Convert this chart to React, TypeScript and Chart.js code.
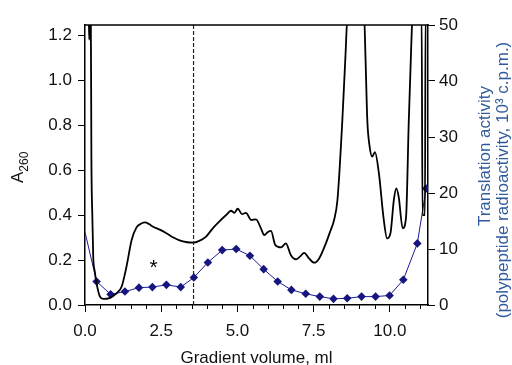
---
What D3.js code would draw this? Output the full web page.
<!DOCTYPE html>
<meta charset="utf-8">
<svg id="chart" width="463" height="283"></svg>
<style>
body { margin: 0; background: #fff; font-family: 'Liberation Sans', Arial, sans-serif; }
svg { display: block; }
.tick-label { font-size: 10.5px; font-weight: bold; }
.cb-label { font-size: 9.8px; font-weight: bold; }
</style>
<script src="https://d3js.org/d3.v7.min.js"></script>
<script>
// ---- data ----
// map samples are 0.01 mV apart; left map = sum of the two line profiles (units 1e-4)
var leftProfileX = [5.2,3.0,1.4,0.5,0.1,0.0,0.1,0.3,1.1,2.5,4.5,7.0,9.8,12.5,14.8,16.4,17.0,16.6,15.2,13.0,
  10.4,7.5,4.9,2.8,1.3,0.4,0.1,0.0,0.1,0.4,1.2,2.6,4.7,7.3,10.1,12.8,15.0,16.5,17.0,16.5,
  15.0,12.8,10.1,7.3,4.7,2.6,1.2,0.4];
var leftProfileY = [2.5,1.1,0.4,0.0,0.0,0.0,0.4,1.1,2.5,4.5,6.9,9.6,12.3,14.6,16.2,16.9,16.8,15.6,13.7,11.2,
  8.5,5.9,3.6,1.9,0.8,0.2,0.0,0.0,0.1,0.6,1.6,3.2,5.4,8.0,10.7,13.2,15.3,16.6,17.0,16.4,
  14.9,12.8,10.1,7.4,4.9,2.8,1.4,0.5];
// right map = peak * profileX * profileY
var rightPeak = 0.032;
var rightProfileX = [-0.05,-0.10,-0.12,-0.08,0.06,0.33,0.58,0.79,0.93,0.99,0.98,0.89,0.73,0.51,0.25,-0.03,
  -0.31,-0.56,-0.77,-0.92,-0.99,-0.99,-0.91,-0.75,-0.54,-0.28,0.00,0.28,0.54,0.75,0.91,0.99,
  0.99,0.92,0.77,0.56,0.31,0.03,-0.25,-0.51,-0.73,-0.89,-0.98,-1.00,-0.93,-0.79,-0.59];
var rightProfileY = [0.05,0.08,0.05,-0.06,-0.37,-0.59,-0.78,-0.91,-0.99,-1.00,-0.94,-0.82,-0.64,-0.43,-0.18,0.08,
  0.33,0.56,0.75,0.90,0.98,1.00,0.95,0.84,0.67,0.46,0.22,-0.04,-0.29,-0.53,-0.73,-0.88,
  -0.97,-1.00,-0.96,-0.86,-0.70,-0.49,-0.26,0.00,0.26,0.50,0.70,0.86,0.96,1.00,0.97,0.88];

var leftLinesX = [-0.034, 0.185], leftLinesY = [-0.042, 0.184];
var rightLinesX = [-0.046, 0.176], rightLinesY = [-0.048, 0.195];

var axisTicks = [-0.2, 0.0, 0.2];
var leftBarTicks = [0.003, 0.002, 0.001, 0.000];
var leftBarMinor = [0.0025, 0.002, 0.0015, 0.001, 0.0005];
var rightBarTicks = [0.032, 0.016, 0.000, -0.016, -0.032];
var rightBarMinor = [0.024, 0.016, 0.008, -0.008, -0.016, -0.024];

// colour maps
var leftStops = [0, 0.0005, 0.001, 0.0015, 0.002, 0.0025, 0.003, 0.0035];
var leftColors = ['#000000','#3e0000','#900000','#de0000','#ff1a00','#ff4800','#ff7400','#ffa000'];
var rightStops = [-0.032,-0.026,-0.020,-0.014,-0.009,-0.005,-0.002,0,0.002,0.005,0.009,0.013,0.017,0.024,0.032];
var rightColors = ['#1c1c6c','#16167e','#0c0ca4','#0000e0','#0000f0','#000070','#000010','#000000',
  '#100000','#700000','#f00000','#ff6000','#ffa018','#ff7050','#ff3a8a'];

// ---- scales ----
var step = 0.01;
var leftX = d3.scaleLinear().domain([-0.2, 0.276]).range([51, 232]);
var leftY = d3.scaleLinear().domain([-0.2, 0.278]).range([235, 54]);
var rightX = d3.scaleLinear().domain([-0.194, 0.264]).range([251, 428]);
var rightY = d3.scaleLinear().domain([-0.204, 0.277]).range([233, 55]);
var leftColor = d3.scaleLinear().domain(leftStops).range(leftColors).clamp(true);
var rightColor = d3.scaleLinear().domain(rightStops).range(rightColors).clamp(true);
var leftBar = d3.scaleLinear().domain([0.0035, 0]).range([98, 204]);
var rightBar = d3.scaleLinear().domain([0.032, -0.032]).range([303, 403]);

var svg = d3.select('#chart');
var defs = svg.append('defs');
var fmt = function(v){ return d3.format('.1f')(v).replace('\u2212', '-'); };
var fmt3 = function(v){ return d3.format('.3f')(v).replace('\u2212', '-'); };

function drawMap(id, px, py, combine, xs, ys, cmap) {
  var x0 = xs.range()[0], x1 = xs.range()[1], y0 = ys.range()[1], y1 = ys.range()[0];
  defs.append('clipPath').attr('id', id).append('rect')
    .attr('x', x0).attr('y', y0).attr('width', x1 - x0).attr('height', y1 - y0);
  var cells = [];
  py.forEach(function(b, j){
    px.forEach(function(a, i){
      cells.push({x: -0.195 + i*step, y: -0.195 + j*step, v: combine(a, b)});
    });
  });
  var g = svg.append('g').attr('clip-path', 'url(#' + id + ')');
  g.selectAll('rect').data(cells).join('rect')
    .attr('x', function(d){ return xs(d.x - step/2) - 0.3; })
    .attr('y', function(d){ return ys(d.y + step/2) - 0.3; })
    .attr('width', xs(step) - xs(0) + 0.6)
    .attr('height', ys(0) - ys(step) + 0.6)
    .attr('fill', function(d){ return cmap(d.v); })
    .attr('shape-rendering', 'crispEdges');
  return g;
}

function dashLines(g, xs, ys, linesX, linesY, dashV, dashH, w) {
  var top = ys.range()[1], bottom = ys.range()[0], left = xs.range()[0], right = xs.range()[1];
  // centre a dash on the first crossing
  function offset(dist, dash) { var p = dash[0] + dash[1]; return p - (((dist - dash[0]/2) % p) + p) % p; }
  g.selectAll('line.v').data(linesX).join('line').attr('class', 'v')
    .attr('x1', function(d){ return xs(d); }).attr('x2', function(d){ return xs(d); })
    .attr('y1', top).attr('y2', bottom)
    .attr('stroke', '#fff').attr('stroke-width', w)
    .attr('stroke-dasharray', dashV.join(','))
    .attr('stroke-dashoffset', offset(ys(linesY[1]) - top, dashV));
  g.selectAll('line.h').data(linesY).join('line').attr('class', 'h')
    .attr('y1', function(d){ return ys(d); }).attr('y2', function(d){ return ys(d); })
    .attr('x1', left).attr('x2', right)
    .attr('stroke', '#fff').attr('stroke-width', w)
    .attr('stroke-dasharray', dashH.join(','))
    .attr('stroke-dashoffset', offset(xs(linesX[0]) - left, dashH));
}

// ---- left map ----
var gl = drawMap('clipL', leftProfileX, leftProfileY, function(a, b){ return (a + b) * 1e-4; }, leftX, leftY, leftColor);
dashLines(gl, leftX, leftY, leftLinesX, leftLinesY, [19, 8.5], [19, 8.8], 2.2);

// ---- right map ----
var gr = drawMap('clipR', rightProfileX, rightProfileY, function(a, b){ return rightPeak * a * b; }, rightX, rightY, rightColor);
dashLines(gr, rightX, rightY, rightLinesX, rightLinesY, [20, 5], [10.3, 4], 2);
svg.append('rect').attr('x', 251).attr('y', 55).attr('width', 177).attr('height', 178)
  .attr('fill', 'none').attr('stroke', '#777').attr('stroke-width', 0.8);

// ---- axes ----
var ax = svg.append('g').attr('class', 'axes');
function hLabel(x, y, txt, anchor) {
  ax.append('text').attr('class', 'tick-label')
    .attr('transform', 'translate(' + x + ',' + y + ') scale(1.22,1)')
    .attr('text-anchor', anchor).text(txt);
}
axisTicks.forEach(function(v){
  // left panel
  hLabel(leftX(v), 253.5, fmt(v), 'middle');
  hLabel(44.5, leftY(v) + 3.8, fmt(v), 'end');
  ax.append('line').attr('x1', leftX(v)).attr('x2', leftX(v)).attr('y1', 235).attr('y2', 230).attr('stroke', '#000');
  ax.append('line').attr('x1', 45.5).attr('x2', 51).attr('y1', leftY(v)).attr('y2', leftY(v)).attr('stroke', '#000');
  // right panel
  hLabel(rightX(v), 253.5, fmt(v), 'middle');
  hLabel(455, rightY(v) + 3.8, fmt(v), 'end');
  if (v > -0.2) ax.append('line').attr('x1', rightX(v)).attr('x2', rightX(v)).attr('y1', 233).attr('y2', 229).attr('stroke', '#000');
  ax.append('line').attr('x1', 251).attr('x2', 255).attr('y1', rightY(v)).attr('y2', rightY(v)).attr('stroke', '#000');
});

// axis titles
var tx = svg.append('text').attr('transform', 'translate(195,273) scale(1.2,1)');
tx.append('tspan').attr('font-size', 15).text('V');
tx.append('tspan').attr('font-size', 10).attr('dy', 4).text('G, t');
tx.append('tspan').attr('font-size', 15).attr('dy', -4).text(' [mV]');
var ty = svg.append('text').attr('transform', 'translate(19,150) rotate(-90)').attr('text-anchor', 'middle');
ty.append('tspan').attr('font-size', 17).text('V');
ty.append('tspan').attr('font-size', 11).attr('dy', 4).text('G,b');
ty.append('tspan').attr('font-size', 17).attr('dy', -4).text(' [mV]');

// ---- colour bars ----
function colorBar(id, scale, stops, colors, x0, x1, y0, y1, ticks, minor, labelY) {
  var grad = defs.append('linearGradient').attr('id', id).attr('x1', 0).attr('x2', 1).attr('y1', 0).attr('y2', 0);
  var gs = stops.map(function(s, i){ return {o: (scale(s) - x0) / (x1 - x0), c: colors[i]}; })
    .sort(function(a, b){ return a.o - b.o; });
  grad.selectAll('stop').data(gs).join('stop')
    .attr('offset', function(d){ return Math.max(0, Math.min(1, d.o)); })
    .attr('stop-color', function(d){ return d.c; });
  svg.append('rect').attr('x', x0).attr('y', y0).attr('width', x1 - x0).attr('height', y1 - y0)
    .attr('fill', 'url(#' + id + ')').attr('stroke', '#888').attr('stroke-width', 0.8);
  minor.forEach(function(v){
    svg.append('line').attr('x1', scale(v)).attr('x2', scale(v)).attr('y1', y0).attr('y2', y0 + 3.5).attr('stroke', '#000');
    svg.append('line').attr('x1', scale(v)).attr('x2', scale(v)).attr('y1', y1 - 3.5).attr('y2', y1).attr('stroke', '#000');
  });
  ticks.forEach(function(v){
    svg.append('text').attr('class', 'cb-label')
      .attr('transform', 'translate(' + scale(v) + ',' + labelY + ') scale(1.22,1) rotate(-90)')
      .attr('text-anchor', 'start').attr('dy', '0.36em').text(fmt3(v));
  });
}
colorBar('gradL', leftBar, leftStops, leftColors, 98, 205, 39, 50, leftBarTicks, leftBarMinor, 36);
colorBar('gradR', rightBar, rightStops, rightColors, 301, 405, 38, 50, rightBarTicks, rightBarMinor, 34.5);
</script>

_What you are asked to do_.
Scan the lines for the string "code". Copy out each line that matches.

_Result for this task_.
Convert this chart to React, TypeScript and Chart.js code.
What D3.js code would draw this? Output the full web page.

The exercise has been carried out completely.